One graduate student in Communication Studies with an Emerson bachelor’s degree in Marketing asked O’Malley, who dropped out of the presidential primary after the Iowa caucuses, essentially to market himself.

“Could you describe what your brand would be?” the student asked, momentarily throwing O’Malley.

“If I have a brand, my brand is that I believe as a nation we have to be better at creating opportunity for all,” he said, drawing applause.

Two students wanted to know O’Malley’s thoughts on climate change and whether we have failed as communities in addressing the issue.

O’Malley said we have so far, but not irredeemably. Citing places like Hawaii and the Netherlands, which have had great success switching to renewable energy, O’Malley said the United States could both control climate change and create jobs.

“What we have to rediscover as a nation is how to get ahead of the wave of change. Part of the fear gripping the country is that change is happening faster than usual, and government is less capable to do anything [to help us],” O’Malley said.
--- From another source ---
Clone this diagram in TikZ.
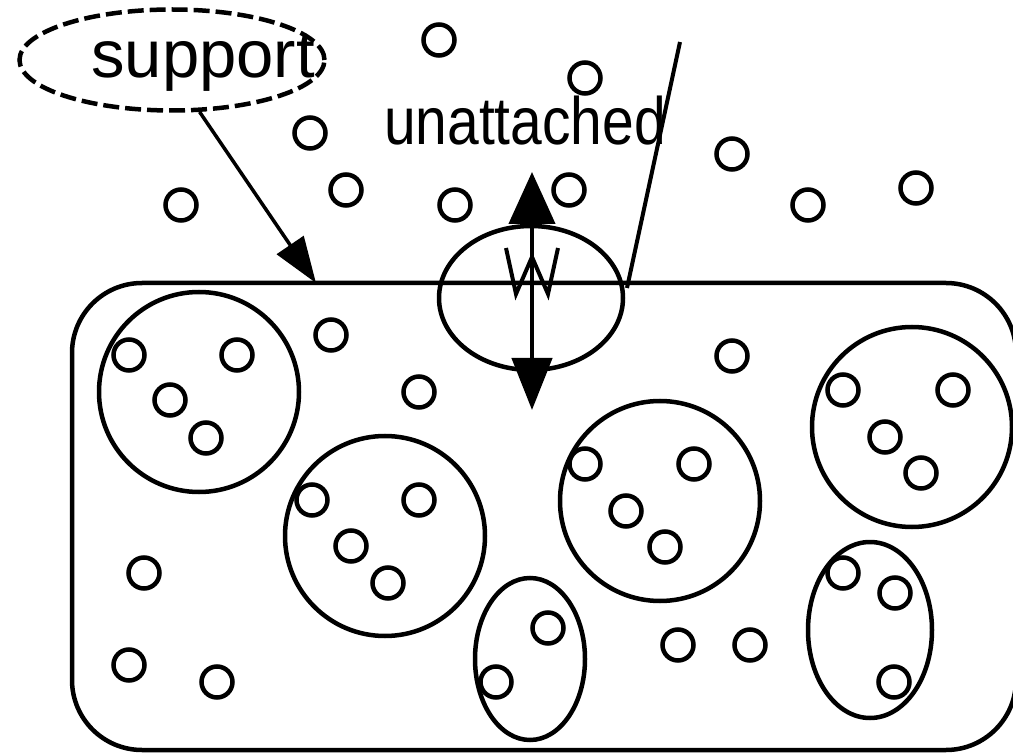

Another student asked, “Do you feel anything in this country can really change unless we address so-called ‘big money’ on both the Democratic and Republican side?”

O’Malley said he supports public financing of campaigns and thinks Citizens United, the Supreme Court case that established that corporations could be treated as individuals when it comes to political donations, should be overturned. But he thinks people shouldn’t wait until the problem is solved to get involved in politics. “I think we have to change the tires on a rolling car,” he said.

A student asked O’Malley about whether or not Congress should play politics with Supreme Court nominees, and another student asked O’Malley for his read on Congressional Democrats’ futile filibuster of Supreme Court nominee Neil Gorsuch, who was confirmed last week. “What could they gain from it?” the student asked.

“The reality is, [Democrats] will probably lose and lose and lose and lose before we win,” O’Malley said. “It’s important that those losses also communicate what we’re about and what our values are about.”

Connolly, the faculty member and moderator, asked O’Malley how the Democratic Party can attract and keep Millennials, who will be the largest voting age group by 2020.

O’Malley said like Americans in general, young voters want leaders to be honest with them.

“The other very encouraging thing about your generation, I’ve found,” he told the students, “is that you truly understand that diversity is our strength. You see it as an asset…and you’re not afraid of it.”